There are a lot of different approaches that an organization can take to deploy Jazz technologies.  So far we have been in what I call a “rainbows and unicorns” world, where we have focused on the potential for a significantly improved software development environment in terms of collaboration, productivity, and interoperability.  We haven’t really addressed the reality of YOUR situation.   Hopefully you are still reading this and have not dismissed me as a starry eyed idealist.  This is where reality rears it’s head, and where the real benefits of the Jazz approach become apparent.

When organizations change the tools and processes that they use to develop software, they incur costs associated with the purchase, deployment and support of those new tools and processes.  As I have discussed in previous blog entries (see How Does Rational Jazz Compare with Open Source Solutions), the most expensive part of any change are the costs associated with migration.  This includes the migration of development artifacts, tools, and most importantly, the minds and attitudes of the software development population.

So since this is expensive, and any new tool requires this migration, what makes Jazz so special?  With the introduction of connectors and bridges to other common tools, a Jazz infrastructure allows an organization to plug current repositories and tools into the Jazz infrastructure.  This allows organizations to realize some of the benefits of a Jazz infrastructure, without costly and time consuming migration activities.

This is a vital consideration for many organizations.  For a project in a maintenance phase, where the costs of migration might exceed the benefits, it allows an organization to leave these assets “in place”.  The organization can then selectively migrate projects based on the return that the new infrastructure will give them, while still realizing some of the incremental benefits associated with Jazz.

In this current economic environment, having this flexibility allows an organization to effectively control the costs associated with migration, since projects can be migrated selectively over time.  By controlling the pace of these migrations, and organization can control the costs (and measure the benefits) and limit the risks associated with migration activities.  Ask anyone who has done one of those “over the weekend”, full cutover activities, about the risk and time spent in planning for this activity.  The response will probably include rolling eyes, claims of “never again”, and the comment that the person involved “isn’t paid enough for this kind of thing”.  The key point here is that one size does not fit all, but there are some common approaches and migration patterns that can be utilized.

If you had to sum this up, you could state this risk as, “The reality of your situation is unique, and migration has significant costs associated with it”

Iterative Rollouts and  Adoptions

Migrations to a Jazz infrastructure can be done on a project by project basis, and can often be done while leaving the current tool infrastructure in place.  This is the key building block to an effective strategy for migration.  On the surface, you are migrating your organization to a new set of tools, technology, and processes.  In reality, you are implementing change across the entire organization.

So if the capability to do this is a building block, what is the overall approach to migration that is going to save me money, sleepless nights, and reduce the risks associated with implementing change?  The key here is to implement change in small, easy to control and easy to monitor pieces.  You need to implement change in an iterative process, focusing on a small subset of teams and/or functionality in each iteration.

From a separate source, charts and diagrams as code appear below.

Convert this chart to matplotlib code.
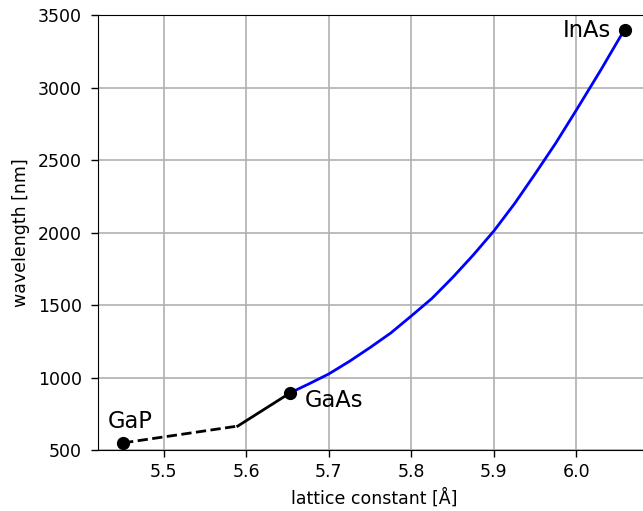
import matplotlib
matplotlib.use('Agg')
from matplotlib import pyplot as plt

# 端点化合物
names = ['GaP', 'GaAs', 'InAs']
lat = [5.4505, 5.6533, 6.0583]
wl = [549, 895, 3400]

# GaP -> 拐点（间接带隙，虚线）
gap_x = [5.4505, 5.5895]
gap_y = [549, 665]
# 拐点 -> GaAs
mid_x = [5.5895, 5.6533]
mid_y = [665, 895]
# GaAs -> InAs 曲线
ingaas_x = [5.6533, 5.675, 5.7, 5.725, 5.75, 5.775, 5.8, 5.825, 5.85,
            5.875, 5.9, 5.925, 5.95, 5.975, 6.0, 6.03, 6.0583]
ingaas_y = [895, 954, 1025, 1112, 1207, 1307, 1425, 1546, 1690,
            1845, 2011, 2199, 2405, 2617, 2845, 3125, 3400]

fig = plt.figure(figsize=(6.43, 5.11), dpi=100)
ax = fig.add_axes([98 / 643, 61 / 511, 551.6 / 643, 435 / 511])

ax.plot(gap_x, gap_y, '--', color='black', lw=2)
ax.plot(mid_x, mid_y, '-', color='black', lw=2)
ax.plot(ingaas_x, ingaas_y, '-', color='blue', lw=2)
ax.plot(lat, wl, 'o', color='black', ms=8.5, zorder=5)

# 标注
px = 72 / 100
ax.annotate(names[0], (lat[0], wl[0]), xytext=(-15 * px, 15 * px),
            textcoords='offset points', ha='left', va='baseline', fontsize=16.3)
ax.annotate(names[1], (lat[1], wl[1]), xytext=(14 * px, -14 * px),
            textcoords='offset points', ha='left', va='baseline', fontsize=16.3)
ax.annotate(names[2], (lat[2], wl[2]), xytext=(-14 * px, -7 * px),
            textcoords='offset points', ha='right', va='baseline', fontsize=16.3)

ax.set_xlim(5.4201, 6.0887)
ax.set_ylim(500, 3500)
ax.set_xticks([5.5, 5.6, 5.7, 5.8, 5.9, 6.0])
ax.set_xlabel('lattice constant [Å]', fontsize=12.5, labelpad=5)
ax.set_ylabel('wavelength [nm]', fontsize=12.5, labelpad=5.5)
ax.tick_params(labelsize=12.5, length=5, width=1)
ax.tick_params(axis='y', pad=6.5)
ax.tick_params(axis='x', pad=4.5)
ax.grid(True, color='#b0b0b0', lw=1.2)

fig.savefig('out.png', dpi=100)
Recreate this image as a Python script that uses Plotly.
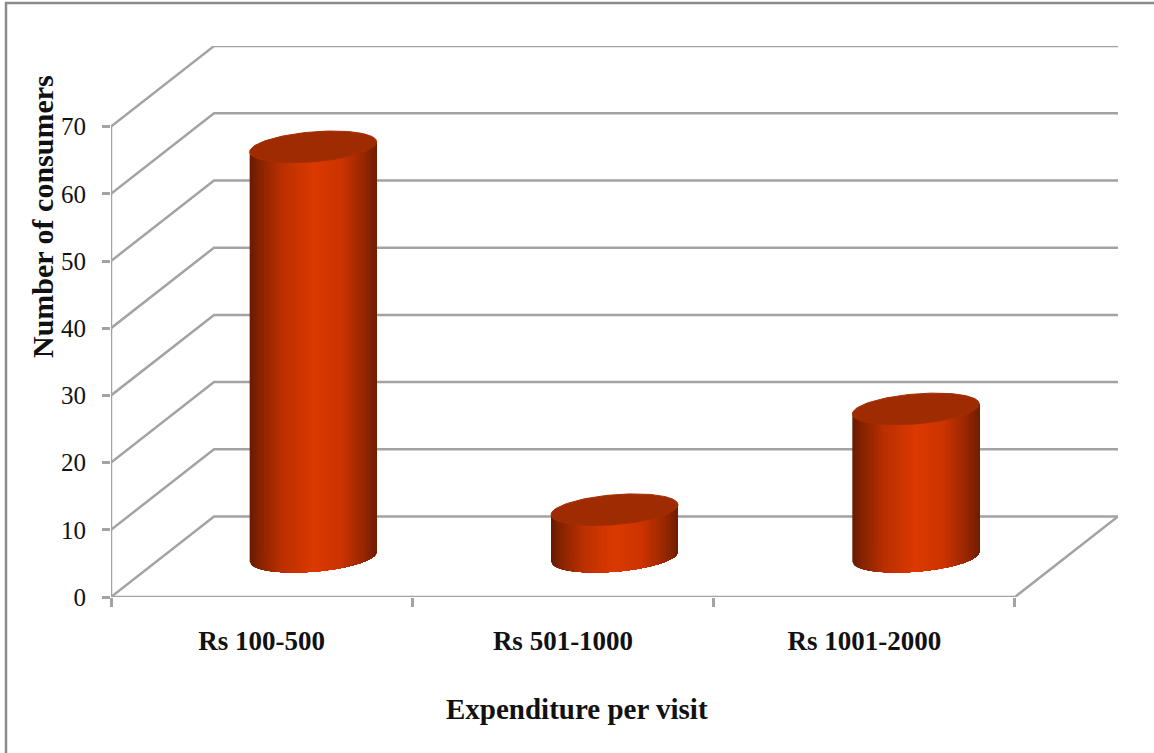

Implementing change in an iterative process allows you to control the amount of data, people, and infrastructure being migrated.  This results in less complexity, less planning, and a workload that can be handled more effectively by a more limited support staff.  Doing this alone improves your chances for successful migration, since the team implementing change is more focused on a handful of projects, and not just scrambling trying to keep everyone happy.

There are two more important aspects that need to be followed through on, in order to realize all of the benefits of deploying change in an iterative manner.  The first of these is the feedback at the end of each iteration.  This feedback should come from the teams that are being migrated.  Find out which approaches worked, what techniques were most effective, and find out where the implementation of desired changes to the organization can be improved.  The key here is to be open and honest about your migration activities.  You need to acknowledge your mistakes and shortcomings, and then work to improve on those areas.  Leave your ego at the door, and acknowledge that constructive criticism makes you stronger and more effective in the long run.

The final key is the one that is most often overlooked in the implementation of any change across an organization.  Too often we lose sight of what we REALLY want to accomplish.  The goal of any Jazz migration is not to get Jazz deployed to the organization.  The true goal is to IMPROVE THE ORGANIZATION!  Go back to those core needs of your stakeholders.  Are those needs being met?  You need to measure the impacts on cost, performance, reliability, collaboration, productivity, and support that this organizational change has had.  Tailor your measures to the key needs of the organization.  Is speed to market important?  Then measure release cycle times.  Is quality important?  Then measure defect density.  Identify key measures that are important to your organization, and measure these before, during, and after each iteration of change.  By measuring and monitoring each iteration, you can determine the impact that your changes are having on the organization, and you can easily determine if the costs of migration are exceeding the benefits of the organizational change.  If the benefits do not outweigh the costs, then why bother changing?


We have to acknowledge the risks inherent in the deployment of any new capability to an organization.  These can be summed up in the following bullet points we discussed earlier:

  • Not everyone is going to embrace the changes that you are going to make.
  • Teams are afraid that they will not be able to realize the benefits quickly enough
  • Make sure that the core needs of ALL key stakeholders are articulated and understood
  • The reality of your situation is unique, and migration has significant costs associated with it

How do you address these very real risks?  By deploying change across your organization in a controlled and iterative manner.  You measure the benefits and costs after each phase, and make determinations on the continued value of migration, as well as areas where you can improve the effectiveness of migration activities.  Having this constant feedback allows you to determine  if the results are worth the effort.  In these days of intense budget pressure, being able to measure the costs and benefits of new technologies and capabilities is critical to the continued success of any software development organization.

Having objectives measures of effectiveness and capability also allow you to address the risks associated with migration activities.  Showing project managers and team leads real data on the benefits, costs, and time associated with change helps remove the fear of the unknown.  It helps them identify the risk to their projects, and allows them to make decisions based on real data, not on emotion, conjecture, and fear.